Enters competition with Microsoft and Google
IBM will reportedly sell a suite of Web-based applications, including instant messaging, contact management and file sharing programs for businesses. This is part of the company's biggest effort in trying to sell software as a service, a move that has been announced on Wednesday and which has put IBM in a direct competition with other leading companies, including Microsoft, Google and privately held Zoho.
According to a recent news-article reported by Reuters, companies that will start using IBM's software will be charged between $10 and $45 per month, as the applications will be hosted on IBM's servers and delivered via the Internet. According to the company, the suite will be available on April 7. “What you are seeing are the beginnings of the whole IBM company moving toward cloud computing,” IBM Vice President Sean Poulley said.
IBM's move is somewhat to be expected, especially since cloud computing is becoming one of the industry's biggest buzz concepts. The term is associated to a practice by which a variety of IT companies provide end-users with various computing services by using the Internet and remote data centers. The cloud refers to a virtual space that is used to access the data that is stored on a number of data centers worldwide. To access that data, users are required only to have an Internet-capable device, thus further minimizing the need for high-end computer systems that take a lot of space and are power hungry.
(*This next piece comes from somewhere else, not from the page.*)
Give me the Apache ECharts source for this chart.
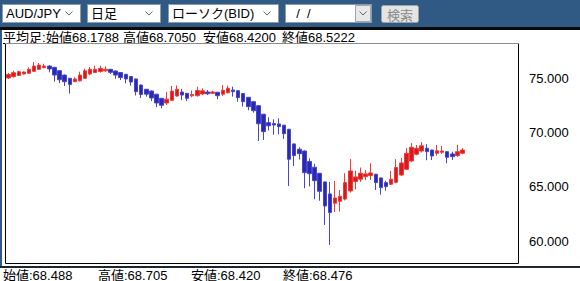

According to the latest estimations by tech research company Gartner, the global market for cloud-based computing services, software and storage will total about $10 billion in 2009. However, on the other side, the traditional business software model will account for about $223 billion, according to Gartner estimations. Still the industry is increasingly interested in the development and adoption of cloud computing, which will probably become the standard business model in the near future.